Rock from Wanaka oldest found in NZ by far

A piece of peridotite rock found by geologist Associate Prof James Scott in Wanaka is 2.7 billion years old, more than five times the age of the previously oldest-known New Zealand rocks.

The previously oldest-known rocks are trilobite rocks from Nelson that are about 500 million years old.

"Yes, it has rewritten the standard account, although most people still think that the 500 million-year-old trilobite rocks are the oldest bits of Zealandia," Prof Scott, of the university geology department, said yesterday.

Associate Prof James Scott, of the University of Otago geology department, examines a small piece...
Associate Prof James Scott, of the University of Otago geology department, examines a small piece of magnesium-rich peridotite which has been found to be 2.7 billion years old, more than five times older than the previously oldest-known rocks in the country, trilobite rocks from the Nelson area.

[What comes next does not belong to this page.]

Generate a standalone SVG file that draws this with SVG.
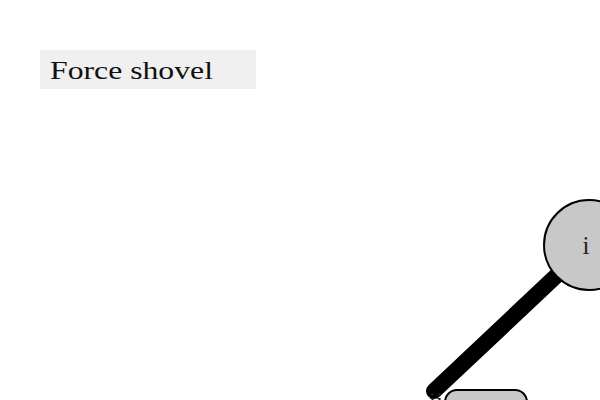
<svg xmlns="http://www.w3.org/2000/svg" width="600" height="400" viewBox="0 0 600 400">
<style>
.node{fill:#c8c8c8;stroke:#000;stroke-width:2}
.lbl{font-family:"Liberation Serif","DejaVu Serif",serif;font-size:25px;fill:#222}
</style>
<rect x="0" y="0" width="600" height="400" fill="#fff"/>
<g id="title">
<rect x="40" y="50" width="216" height="39" fill="#f0f0f0"/>
<text x="50" y="79" textLength="163" lengthAdjust="spacingAndGlyphs" style="font-family:'Liberation Serif','DejaVu Serif',serif;font-size:26px;fill:#111">Force shovel</text>
</g>
<g id="connectors">
<line x1="589" y1="245" x2="434" y2="391" stroke="#000" stroke-width="16" stroke-linecap="round"/>
</g>
<g id="node-i">
<circle class="node" cx="589" cy="245" r="45"/>
<text class="lbl" x="586" y="254" text-anchor="middle">i</text>
</g>
<g id="node-ii">
<rect class="node" x="445" y="390" width="82" height="40" rx="12"/>
<text class="lbl" x="436" y="410" text-anchor="middle">ii</text>
</g>
</svg>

PHOTO: PETER MCINTOSH

"However, this is only true if you consider [the continent of] Zealandia as being the [outer] crust," he said.

Geologists were starting to appreciate that the underlying mantle played an important role in preserving continents.

"We now know that Zealandia actually comprises crust and mantle and together these are called the lithosphere."

The Wanaka rock was found by drilling a few centimetres into an extinct volcano on the western shoreline of Lake Wanaka near Mt Albert Station.

This ancient rock — known as a peridotite — was plucked and carried to the surface by volcanic magma about 23 million years ago.

Peridotite is a green magnesium-rich rock from Earth's mantle, which is underneath the continental crust.

The rock was recovered by Prof Scott and his father Yfore Scott, of Alexandra, in 2011.

Prof Scott had collected pieces of ancient peridotite, including a lump of ancient rock from near the Pigroot (State Highway 85), as part of a larger research programme to study the roots of the Zealandia continent.

Much of New Zealand was relatively young in geological terms, he said.

However, parts of the continent were "vastly older — over 2 billion years older — than previously thought".

He had also collected bits of mantle peridotite from the Chatham Islands, the sub-Antarctic Auckland Islands, Fiordland, through East and West Otago, and in Westland.

The isotope dating analyses for the Wanaka find were undertaken at the University of Alberta in Edmonton, Canada, in a collaboration between Dr Candace Martin, also of Otago geology, and Canadian researchers.

Peridotite was rare even in Otago, but because of the region’s history of ancient volcanism, it was the best overall region in New Zealand to find the ancient rock, Prof Scott said.

These "striking green rocks" were rare because they had travelled to the surface from a much lower level — from 30km to about 60km below the Earth’s surface.

The continent of Zealandia was like an iceberg, with only a small amount of it above sea level, but a much thicker root beneath it.

"These small rocks give a unique insight into what lies deep beneath our feet."